Given exercise: Copy exactly the lines that run from the top of the listing to the line containing "const seriesColors = ['#1414dc', '#e81414', '#14e814'];", both ends included, and omit the pictures.

Material provided:
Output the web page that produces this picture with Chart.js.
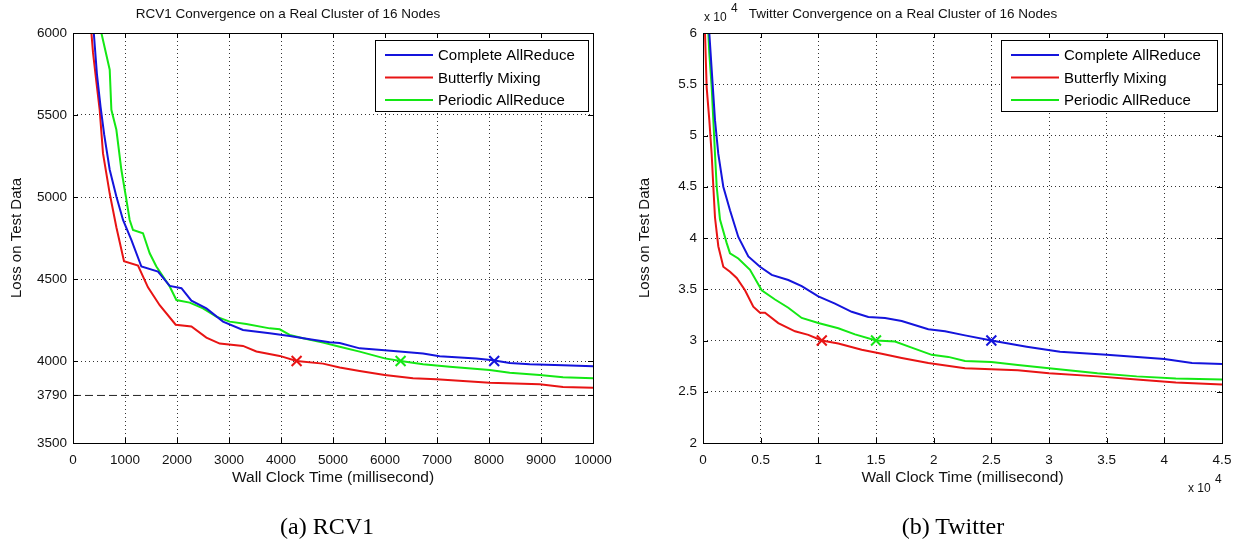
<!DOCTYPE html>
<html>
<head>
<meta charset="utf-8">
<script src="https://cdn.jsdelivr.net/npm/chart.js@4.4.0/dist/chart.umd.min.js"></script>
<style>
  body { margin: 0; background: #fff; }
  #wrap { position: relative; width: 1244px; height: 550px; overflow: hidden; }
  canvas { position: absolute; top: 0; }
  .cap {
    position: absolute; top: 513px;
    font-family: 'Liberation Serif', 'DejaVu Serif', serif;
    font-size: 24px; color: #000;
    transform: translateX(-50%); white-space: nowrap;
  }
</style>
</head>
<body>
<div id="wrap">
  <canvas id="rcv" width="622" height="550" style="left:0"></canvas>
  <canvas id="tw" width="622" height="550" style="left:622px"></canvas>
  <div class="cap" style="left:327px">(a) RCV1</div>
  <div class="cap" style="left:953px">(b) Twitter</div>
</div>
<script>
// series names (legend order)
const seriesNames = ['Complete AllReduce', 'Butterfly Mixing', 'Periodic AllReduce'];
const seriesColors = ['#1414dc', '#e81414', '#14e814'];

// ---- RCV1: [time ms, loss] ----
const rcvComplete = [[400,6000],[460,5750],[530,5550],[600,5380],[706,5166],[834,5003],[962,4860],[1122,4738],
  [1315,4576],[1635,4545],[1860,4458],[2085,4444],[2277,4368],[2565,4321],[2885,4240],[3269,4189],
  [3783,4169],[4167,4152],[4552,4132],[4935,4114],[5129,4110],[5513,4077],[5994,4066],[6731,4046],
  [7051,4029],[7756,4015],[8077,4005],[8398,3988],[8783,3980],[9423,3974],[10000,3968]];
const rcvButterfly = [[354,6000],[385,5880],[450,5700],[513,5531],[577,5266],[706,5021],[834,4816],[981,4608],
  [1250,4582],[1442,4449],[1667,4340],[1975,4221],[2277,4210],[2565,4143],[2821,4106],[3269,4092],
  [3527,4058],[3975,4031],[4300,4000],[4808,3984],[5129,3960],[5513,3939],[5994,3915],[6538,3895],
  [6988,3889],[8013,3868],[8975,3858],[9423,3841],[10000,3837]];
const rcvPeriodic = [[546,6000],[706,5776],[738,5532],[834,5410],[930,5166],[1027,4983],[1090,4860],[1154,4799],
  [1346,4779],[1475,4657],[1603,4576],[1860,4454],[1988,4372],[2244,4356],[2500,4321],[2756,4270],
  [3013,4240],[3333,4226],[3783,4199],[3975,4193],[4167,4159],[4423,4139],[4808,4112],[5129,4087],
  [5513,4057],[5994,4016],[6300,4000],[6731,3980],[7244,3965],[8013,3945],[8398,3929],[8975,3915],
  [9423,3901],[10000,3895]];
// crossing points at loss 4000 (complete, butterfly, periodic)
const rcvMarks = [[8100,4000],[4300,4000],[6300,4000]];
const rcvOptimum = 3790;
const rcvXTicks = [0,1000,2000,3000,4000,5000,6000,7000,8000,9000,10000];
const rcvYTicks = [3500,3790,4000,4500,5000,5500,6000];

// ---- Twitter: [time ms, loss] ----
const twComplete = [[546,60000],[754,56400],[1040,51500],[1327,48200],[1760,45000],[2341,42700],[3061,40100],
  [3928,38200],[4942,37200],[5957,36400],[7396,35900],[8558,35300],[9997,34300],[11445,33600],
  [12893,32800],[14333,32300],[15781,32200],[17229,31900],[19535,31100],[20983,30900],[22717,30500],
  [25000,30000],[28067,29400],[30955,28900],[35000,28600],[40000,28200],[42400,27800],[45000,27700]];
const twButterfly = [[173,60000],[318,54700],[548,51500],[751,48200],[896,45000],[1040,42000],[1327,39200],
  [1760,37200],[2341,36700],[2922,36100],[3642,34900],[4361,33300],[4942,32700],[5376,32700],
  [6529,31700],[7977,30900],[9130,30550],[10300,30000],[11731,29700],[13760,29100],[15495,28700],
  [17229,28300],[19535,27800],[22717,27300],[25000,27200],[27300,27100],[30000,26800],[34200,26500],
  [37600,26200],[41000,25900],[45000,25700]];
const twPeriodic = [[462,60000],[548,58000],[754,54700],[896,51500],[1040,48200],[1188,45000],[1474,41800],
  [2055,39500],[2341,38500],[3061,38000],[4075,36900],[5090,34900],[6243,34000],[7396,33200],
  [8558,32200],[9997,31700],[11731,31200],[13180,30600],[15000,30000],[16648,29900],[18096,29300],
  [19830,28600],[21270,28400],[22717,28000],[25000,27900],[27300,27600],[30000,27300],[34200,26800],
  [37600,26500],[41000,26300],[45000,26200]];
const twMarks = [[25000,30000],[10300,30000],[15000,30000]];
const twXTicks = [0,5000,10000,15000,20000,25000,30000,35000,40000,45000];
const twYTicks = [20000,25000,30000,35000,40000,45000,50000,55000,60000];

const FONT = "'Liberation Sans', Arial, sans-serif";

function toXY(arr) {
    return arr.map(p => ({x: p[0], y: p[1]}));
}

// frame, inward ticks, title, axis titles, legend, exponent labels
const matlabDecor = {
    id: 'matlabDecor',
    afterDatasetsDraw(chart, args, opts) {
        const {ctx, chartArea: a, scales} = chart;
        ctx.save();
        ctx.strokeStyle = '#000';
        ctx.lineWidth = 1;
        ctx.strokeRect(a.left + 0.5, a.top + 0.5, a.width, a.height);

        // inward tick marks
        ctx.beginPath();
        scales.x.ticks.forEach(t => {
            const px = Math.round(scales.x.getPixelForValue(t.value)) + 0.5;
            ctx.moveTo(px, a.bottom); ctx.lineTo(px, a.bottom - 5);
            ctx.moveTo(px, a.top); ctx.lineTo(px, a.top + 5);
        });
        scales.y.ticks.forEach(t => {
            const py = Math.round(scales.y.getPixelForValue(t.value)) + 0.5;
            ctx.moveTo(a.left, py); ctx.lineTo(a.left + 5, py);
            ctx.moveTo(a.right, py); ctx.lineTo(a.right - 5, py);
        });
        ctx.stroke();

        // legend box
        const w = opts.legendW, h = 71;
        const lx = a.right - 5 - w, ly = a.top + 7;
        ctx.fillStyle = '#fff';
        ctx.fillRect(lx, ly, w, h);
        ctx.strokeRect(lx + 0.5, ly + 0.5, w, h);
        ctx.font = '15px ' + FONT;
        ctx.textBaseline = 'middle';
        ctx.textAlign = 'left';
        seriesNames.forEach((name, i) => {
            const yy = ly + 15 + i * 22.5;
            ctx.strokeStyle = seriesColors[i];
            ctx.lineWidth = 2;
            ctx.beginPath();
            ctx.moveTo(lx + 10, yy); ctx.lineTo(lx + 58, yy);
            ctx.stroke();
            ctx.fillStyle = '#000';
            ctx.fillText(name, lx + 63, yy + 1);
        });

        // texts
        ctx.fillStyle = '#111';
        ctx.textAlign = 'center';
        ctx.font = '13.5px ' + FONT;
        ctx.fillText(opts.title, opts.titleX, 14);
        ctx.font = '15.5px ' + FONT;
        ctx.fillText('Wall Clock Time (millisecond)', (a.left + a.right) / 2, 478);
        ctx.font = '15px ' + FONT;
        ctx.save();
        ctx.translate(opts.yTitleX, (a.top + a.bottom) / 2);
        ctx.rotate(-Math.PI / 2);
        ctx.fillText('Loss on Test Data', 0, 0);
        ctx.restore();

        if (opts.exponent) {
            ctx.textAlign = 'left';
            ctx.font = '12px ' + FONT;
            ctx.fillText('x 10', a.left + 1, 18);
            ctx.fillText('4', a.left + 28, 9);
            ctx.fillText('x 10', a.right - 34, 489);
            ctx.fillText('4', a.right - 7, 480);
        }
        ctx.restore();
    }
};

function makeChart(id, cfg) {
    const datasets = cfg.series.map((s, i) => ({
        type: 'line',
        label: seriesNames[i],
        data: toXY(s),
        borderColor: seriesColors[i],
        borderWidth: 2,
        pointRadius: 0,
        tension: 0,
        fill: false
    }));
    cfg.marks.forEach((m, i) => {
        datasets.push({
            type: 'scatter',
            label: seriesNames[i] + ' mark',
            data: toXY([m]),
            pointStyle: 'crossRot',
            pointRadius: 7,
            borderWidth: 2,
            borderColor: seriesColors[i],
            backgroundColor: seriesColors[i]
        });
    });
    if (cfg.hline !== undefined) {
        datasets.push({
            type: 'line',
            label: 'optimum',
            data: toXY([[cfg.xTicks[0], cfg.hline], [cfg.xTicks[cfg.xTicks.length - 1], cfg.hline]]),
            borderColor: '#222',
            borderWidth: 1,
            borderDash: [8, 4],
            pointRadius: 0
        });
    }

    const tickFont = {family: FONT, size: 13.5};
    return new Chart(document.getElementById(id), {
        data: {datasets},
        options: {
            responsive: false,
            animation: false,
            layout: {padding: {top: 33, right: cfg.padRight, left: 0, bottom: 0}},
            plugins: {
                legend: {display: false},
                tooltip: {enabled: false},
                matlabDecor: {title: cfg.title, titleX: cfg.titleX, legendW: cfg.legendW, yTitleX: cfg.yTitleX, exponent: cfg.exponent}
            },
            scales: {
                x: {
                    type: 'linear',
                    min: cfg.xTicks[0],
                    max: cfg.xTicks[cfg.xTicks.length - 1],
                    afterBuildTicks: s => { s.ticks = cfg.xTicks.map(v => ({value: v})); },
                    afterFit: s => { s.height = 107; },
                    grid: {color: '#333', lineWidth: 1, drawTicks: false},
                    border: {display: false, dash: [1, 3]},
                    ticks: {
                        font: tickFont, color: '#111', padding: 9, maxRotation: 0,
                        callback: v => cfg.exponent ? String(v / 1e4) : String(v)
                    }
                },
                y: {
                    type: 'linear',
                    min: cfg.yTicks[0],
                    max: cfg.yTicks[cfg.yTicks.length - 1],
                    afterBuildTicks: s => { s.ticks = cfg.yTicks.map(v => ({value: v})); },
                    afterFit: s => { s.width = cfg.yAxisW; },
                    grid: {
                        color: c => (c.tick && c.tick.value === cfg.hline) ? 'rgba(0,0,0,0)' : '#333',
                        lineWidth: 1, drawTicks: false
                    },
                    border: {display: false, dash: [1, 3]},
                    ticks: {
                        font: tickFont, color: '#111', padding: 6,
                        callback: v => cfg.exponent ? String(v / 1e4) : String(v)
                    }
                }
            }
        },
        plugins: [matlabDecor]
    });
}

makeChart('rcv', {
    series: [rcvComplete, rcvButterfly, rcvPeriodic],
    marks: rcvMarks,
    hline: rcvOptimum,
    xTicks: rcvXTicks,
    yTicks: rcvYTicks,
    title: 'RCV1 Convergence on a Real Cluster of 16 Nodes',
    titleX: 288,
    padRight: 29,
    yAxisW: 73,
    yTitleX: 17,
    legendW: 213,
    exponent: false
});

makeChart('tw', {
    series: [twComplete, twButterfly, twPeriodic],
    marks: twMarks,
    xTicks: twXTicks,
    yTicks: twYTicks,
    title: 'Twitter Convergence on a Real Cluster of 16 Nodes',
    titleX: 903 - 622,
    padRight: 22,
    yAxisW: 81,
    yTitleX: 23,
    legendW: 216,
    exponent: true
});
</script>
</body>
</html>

Final result:
Output the web page that produces this picture with Chart.js.
<!DOCTYPE html>
<html>
<head>
<meta charset="utf-8">
<script src="https://cdn.jsdelivr.net/npm/chart.js@4.4.0/dist/chart.umd.min.js"></script>
<style>
  body { margin: 0; background: #fff; }
  #wrap { position: relative; width: 1244px; height: 550px; overflow: hidden; }
  canvas { position: absolute; top: 0; }
  .cap {
    position: absolute; top: 513px;
    font-family: 'Liberation Serif', 'DejaVu Serif', serif;
    font-size: 24px; color: #000;
    transform: translateX(-50%); white-space: nowrap;
  }
</style>
</head>
<body>
<div id="wrap">
  <canvas id="rcv" width="622" height="550" style="left:0"></canvas>
  <canvas id="tw" width="622" height="550" style="left:622px"></canvas>
  <div class="cap" style="left:327px">(a) RCV1</div>
  <div class="cap" style="left:953px">(b) Twitter</div>
</div>
<script>
// series names (legend order)
const seriesNames = ['Complete AllReduce', 'Butterfly Mixing', 'Periodic AllReduce'];
const seriesColors = ['#1414dc', '#e81414', '#14e814'];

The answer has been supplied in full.